## Source material
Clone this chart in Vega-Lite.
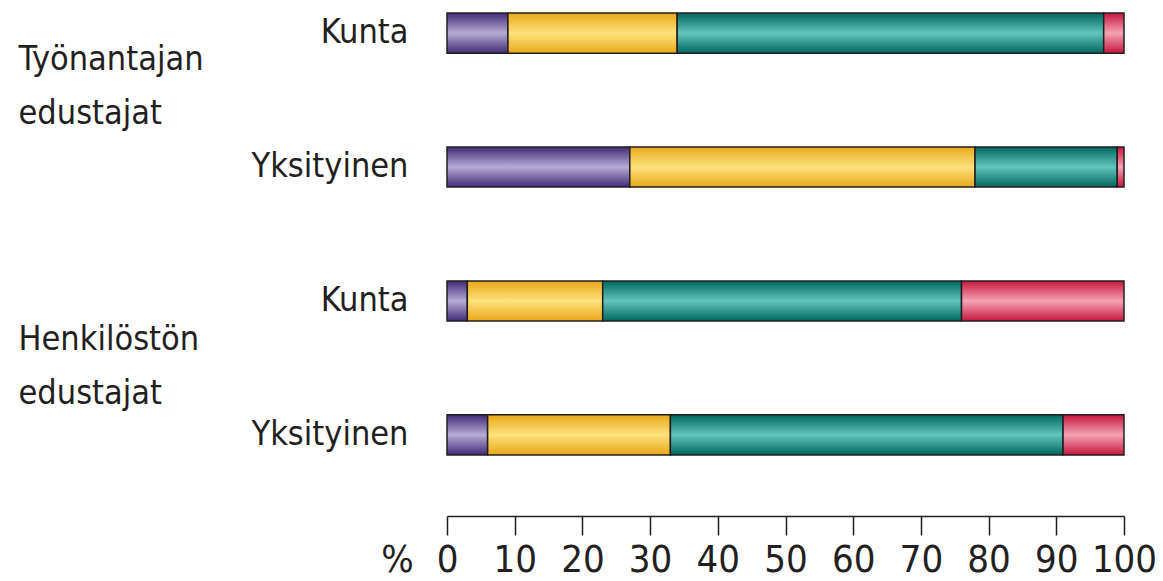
{
  "$schema": "https://vega.github.io/schema/vega-lite/v6.json",
  "width": 677,
  "height": 442,
  "autosize": {"type": "none"},
  "padding": {"left": 447, "top": 13, "right": 39, "bottom": 126},
  "background": "white",
  "config": {
    "view": {"stroke": null},
    "font": "DejaVu Sans Condensed, sans-serif"
  },
  "data": {
    "values": [
      {"group": "Työnantajan edustajat", "row": "T|Kunta", "cat": "luokka 1", "order": 1, "pct": 9},
      {"group": "Työnantajan edustajat", "row": "T|Kunta", "cat": "luokka 2", "order": 2, "pct": 25},
      {"group": "Työnantajan edustajat", "row": "T|Kunta", "cat": "luokka 3", "order": 3, "pct": 63},
      {"group": "Työnantajan edustajat", "row": "T|Kunta", "cat": "luokka 4", "order": 4, "pct": 3},
      {"group": "Työnantajan edustajat", "row": "T|Yksityinen", "cat": "luokka 1", "order": 1, "pct": 27},
      {"group": "Työnantajan edustajat", "row": "T|Yksityinen", "cat": "luokka 2", "order": 2, "pct": 51},
      {"group": "Työnantajan edustajat", "row": "T|Yksityinen", "cat": "luokka 3", "order": 3, "pct": 21},
      {"group": "Työnantajan edustajat", "row": "T|Yksityinen", "cat": "luokka 4", "order": 4, "pct": 1},
      {"group": "Henkilöstön edustajat", "row": "H|Kunta", "cat": "luokka 1", "order": 1, "pct": 3},
      {"group": "Henkilöstön edustajat", "row": "H|Kunta", "cat": "luokka 2", "order": 2, "pct": 20},
      {"group": "Henkilöstön edustajat", "row": "H|Kunta", "cat": "luokka 3", "order": 3, "pct": 53},
      {"group": "Henkilöstön edustajat", "row": "H|Kunta", "cat": "luokka 4", "order": 4, "pct": 24},
      {"group": "Henkilöstön edustajat", "row": "H|Yksityinen", "cat": "luokka 1", "order": 1, "pct": 6},
      {"group": "Henkilöstön edustajat", "row": "H|Yksityinen", "cat": "luokka 2", "order": 2, "pct": 27},
      {"group": "Henkilöstön edustajat", "row": "H|Yksityinen", "cat": "luokka 3", "order": 3, "pct": 58},
      {"group": "Henkilöstön edustajat", "row": "H|Yksityinen", "cat": "luokka 4", "order": 4, "pct": 9}
    ]
  },
  "transform": [
    {"stack": "pct", "groupby": ["row"], "as": ["x0", "x1"], "sort": [{"field": "order", "order": "ascending"}]}
  ],
  "layer": [
    {
      "encoding": {
        "y": {
          "field": "row", "type": "nominal",
          "scale": {"domain": ["T|Kunta", "T|Yksityinen", "H|Kunta", "H|Yksityinen"], "paddingInner": 0.7, "paddingOuter": 0},
          "axis": {
            "title": null, "domain": false, "ticks": false, "labelPadding": 39,
            "labelFontSize": 34, "labelColor": "#231f20", "labelLimit": 0,
            "labelExpr": "split(datum.label, '|')[1]"
          }
        },
        "x": {
          "field": "x0", "type": "quantitative",
          "scale": {"domain": [0, 100], "nice": false, "zero": true},
          "axis": {
            "orient": "bottom", "offset": 61, "values": [0, 10, 20, 30, 40, 50, 60, 70, 80, 90, 100],
            "grid": false, "tickSize": 19, "tickColor": "#231f20", "tickWidth": 1.5,
            "domainColor": "#231f20", "domainWidth": 1.5,
            "labelPadding": 6, "labelFontSize": 38, "labelColor": "#231f20", "labelFlush": false,
            "title": "%", "titleX": -50, "titleY": 55, "titleAngle": 0, "titleAlign": "center",
            "titleBaseline": "alphabetic", "titleFontSize": 38, "titleFontWeight": "normal", "titleColor": "#231f20"
          }
        },
        "x2": {"field": "x1"}
      },
      "layer": [
        {
          "transform": [{"filter": "datum.cat === 'luokka 1'"}],
          "mark": {"type": "bar", "stroke": "#231f20", "strokeWidth": 1.5,
            "color": {"gradient": "linear", "x1": 0, "y1": 0, "x2": 0, "y2": 1,
              "stops": [{"offset": 0, "color": "#3f2b74"}, {"offset": 0.5, "color": "#b7abd6"}, {"offset": 1, "color": "#3f2b74"}]}}
        },
        {
          "transform": [{"filter": "datum.cat === 'luokka 2'"}],
          "mark": {"type": "bar", "stroke": "#231f20", "strokeWidth": 1.5,
            "color": {"gradient": "linear", "x1": 0, "y1": 0, "x2": 0, "y2": 1,
              "stops": [{"offset": 0, "color": "#e8a717"}, {"offset": 0.5, "color": "#fde27d"}, {"offset": 1, "color": "#e8a717"}]}}
        },
        {
          "transform": [{"filter": "datum.cat === 'luokka 3'"}],
          "mark": {"type": "bar", "stroke": "#231f20", "strokeWidth": 1.5,
            "color": {"gradient": "linear", "x1": 0, "y1": 0, "x2": 0, "y2": 1,
              "stops": [{"offset": 0, "color": "#00665c"}, {"offset": 0.5, "color": "#63c5be"}, {"offset": 1, "color": "#00665c"}]}}
        },
        {
          "transform": [{"filter": "datum.cat === 'luokka 4'"}],
          "mark": {"type": "bar", "stroke": "#231f20", "strokeWidth": 1.5,
            "color": {"gradient": "linear", "x1": 0, "y1": 0, "x2": 0, "y2": 1,
              "stops": [{"offset": 0, "color": "#c6163d"}, {"offset": 0.5, "color": "#f4a2b5"}, {"offset": 1, "color": "#c6163d"}]}}
        }
      ]
    },
    {
      "mark": {"type": "bar", "opacity": 0},
      "encoding": {
        "y": {
          "field": "group", "type": "nominal",
          "scale": {"domain": ["Työnantajan edustajat", "Henkilöstön edustajat"], "paddingInner": 0.416, "paddingOuter": 0},
          "axis": {
            "orient": "left", "offset": 429, "title": null, "domain": false, "ticks": false, "tickSize": 0,
            "labelPadding": 0, "labelAlign": "left", "labelBaseline": "middle", "labelOffset": -34,
            "labelFontSize": 34, "labelColor": "#231f20", "labelLineHeight": 54, "labelLimit": 0,
            "labelExpr": "split(datum.label, ' ')"
          }
        },
        "x": {"field": "x0", "type": "quantitative"},
        "x2": {"field": "x1"}
      }
    }
  ],
  "resolve": {"scale": {"y": "independent"}}
}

## Problem
Copy out each line word for word, please, skipping the images.

## Task answer
Clone this chart in Vega-Lite.
{
  "$schema": "https://vega.github.io/schema/vega-lite/v6.json",
  "width": 677,
  "height": 442,
  "autosize": {"type": "none"},
  "padding": {"left": 447, "top": 13, "right": 39, "bottom": 126},
  "background": "white",
  "config": {
    "view": {"stroke": null},
    "font": "DejaVu Sans Condensed, sans-serif"
  },
  "data": {
    "values": [
      {"group": "Työnantajan edustajat", "row": "T|Kunta", "cat": "luokka 1", "order": 1, "pct": 9},
      {"group": "Työnantajan edustajat", "row": "T|Kunta", "cat": "luokka 2", "order": 2, "pct": 25},
      {"group": "Työnantajan edustajat", "row": "T|Kunta", "cat": "luokka 3", "order": 3, "pct": 63},
      {"group": "Työnantajan edustajat", "row": "T|Kunta", "cat": "luokka 4", "order": 4, "pct": 3},
      {"group": "Työnantajan edustajat", "row": "T|Yksityinen", "cat": "luokka 1", "order": 1, "pct": 27},
      {"group": "Työnantajan edustajat", "row": "T|Yksityinen", "cat": "luokka 2", "order": 2, "pct": 51},
      {"group": "Työnantajan edustajat", "row": "T|Yksityinen", "cat": "luokka 3", "order": 3, "pct": 21},
      {"group": "Työnantajan edustajat", "row": "T|Yksityinen", "cat": "luokka 4", "order": 4, "pct": 1},
      {"group": "Henkilöstön edustajat", "row": "H|Kunta", "cat": "luokka 1", "order": 1, "pct": 3},
      {"group": "Henkilöstön edustajat", "row": "H|Kunta", "cat": "luokka 2", "order": 2, "pct": 20},
      {"group": "Henkilöstön edustajat", "row": "H|Kunta", "cat": "luokka 3", "order": 3, "pct": 53},
      {"group": "Henkilöstön edustajat", "row": "H|Kunta", "cat": "luokka 4", "order": 4, "pct": 24},
      {"group": "Henkilöstön edustajat", "row": "H|Yksityinen", "cat": "luokka 1", "order": 1, "pct": 6},
      {"group": "Henkilöstön edustajat", "row": "H|Yksityinen", "cat": "luokka 2", "order": 2, "pct": 27},
      {"group": "Henkilöstön edustajat", "row": "H|Yksityinen", "cat": "luokka 3", "order": 3, "pct": 58},
      {"group": "Henkilöstön edustajat", "row": "H|Yksityinen", "cat": "luokka 4", "order": 4, "pct": 9}
    ]
  },
  "transform": [
    {"stack": "pct", "groupby": ["row"], "as": ["x0", "x1"], "sort": [{"field": "order", "order": "ascending"}]}
  ],
  "layer": [
    {
      "encoding": {
        "y": {
          "field": "row", "type": "nominal",
          "scale": {"domain": ["T|Kunta", "T|Yksityinen", "H|Kunta", "H|Yksityinen"], "paddingInner": 0.7, "paddingOuter": 0},
          "axis": {
            "title": null, "domain": false, "ticks": false, "labelPadding": 39,
            "labelFontSize": 34, "labelColor": "#231f20", "labelLimit": 0,
            "labelExpr": "split(datum.label, '|')[1]"
          }
        },
        "x": {
          "field": "x0", "type": "quantitative",
          "scale": {"domain": [0, 100], "nice": false, "zero": true},
          "axis": {
            "orient": "bottom", "offset": 61, "values": [0, 10, 20, 30, 40, 50, 60, 70, 80, 90, 100],
            "grid": false, "tickSize": 19, "tickColor": "#231f20", "tickWidth": 1.5,
            "domainColor": "#231f20", "domainWidth": 1.5,
            "labelPadding": 6, "labelFontSize": 38, "labelColor": "#231f20", "labelFlush": false,
            "title": "%", "titleX": -50, "titleY": 55, "titleAngle": 0, "titleAlign": "center",
            "titleBaseline": "alphabetic", "titleFontSize": 38, "titleFontWeight": "normal", "titleColor": "#231f20"
          }
        },
        "x2": {"field": "x1"}
      },
      "layer": [
        {
          "transform": [{"filter": "datum.cat === 'luokka 1'"}],
          "mark": {"type": "bar", "stroke": "#231f20", "strokeWidth": 1.5,
            "color": {"gradient": "linear", "x1": 0, "y1": 0, "x2": 0, "y2": 1,
              "stops": [{"offset": 0, "color": "#3f2b74"}, {"offset": 0.5, "color": "#b7abd6"}, {"offset": 1, "color": "#3f2b74"}]}}
        },
        {
          "transform": [{"filter": "datum.cat === 'luokka 2'"}],
          "mark": {"type": "bar", "stroke": "#231f20", "strokeWidth": 1.5,
            "color": {"gradient": "linear", "x1": 0, "y1": 0, "x2": 0, "y2": 1,
              "stops": [{"offset": 0, "color": "#e8a717"}, {"offset": 0.5, "color": "#fde27d"}, {"offset": 1, "color": "#e8a717"}]}}
        },
        {
          "transform": [{"filter": "datum.cat === 'luokka 3'"}],
          "mark": {"type": "bar", "stroke": "#231f20", "strokeWidth": 1.5,
            "color": {"gradient": "linear", "x1": 0, "y1": 0, "x2": 0, "y2": 1,
              "stops": [{"offset": 0, "color": "#00665c"}, {"offset": 0.5, "color": "#63c5be"}, {"offset": 1, "color": "#00665c"}]}}
        },
        {
          "transform": [{"filter": "datum.cat === 'luokka 4'"}],
          "mark": {"type": "bar", "stroke": "#231f20", "strokeWidth": 1.5,
            "color": {"gradient": "linear", "x1": 0, "y1": 0, "x2": 0, "y2": 1,
              "stops": [{"offset": 0, "color": "#c6163d"}, {"offset": 0.5, "color": "#f4a2b5"}, {"offset": 1, "color": "#c6163d"}]}}
        }
      ]
    },
    {
      "mark": {"type": "bar", "opacity": 0},
      "encoding": {
        "y": {
          "field": "group", "type": "nominal",
          "scale": {"domain": ["Työnantajan edustajat", "Henkilöstön edustajat"], "paddingInner": 0.416, "paddingOuter": 0},
          "axis": {
            "orient": "left", "offset": 429, "title": null, "domain": false, "ticks": false, "tickSize": 0,
            "labelPadding": 0, "labelAlign": "left", "labelBaseline": "middle", "labelOffset": -34,
            "labelFontSize": 34, "labelColor": "#231f20", "labelLineHeight": 54, "labelLimit": 0,
            "labelExpr": "split(datum.label, ' ')"
          }
        },
        "x": {"field": "x0", "type": "quantitative"},
        "x2": {"field": "x1"}
      }
    }
  ],
  "resolve": {"scale": {"y": "independent"}}
}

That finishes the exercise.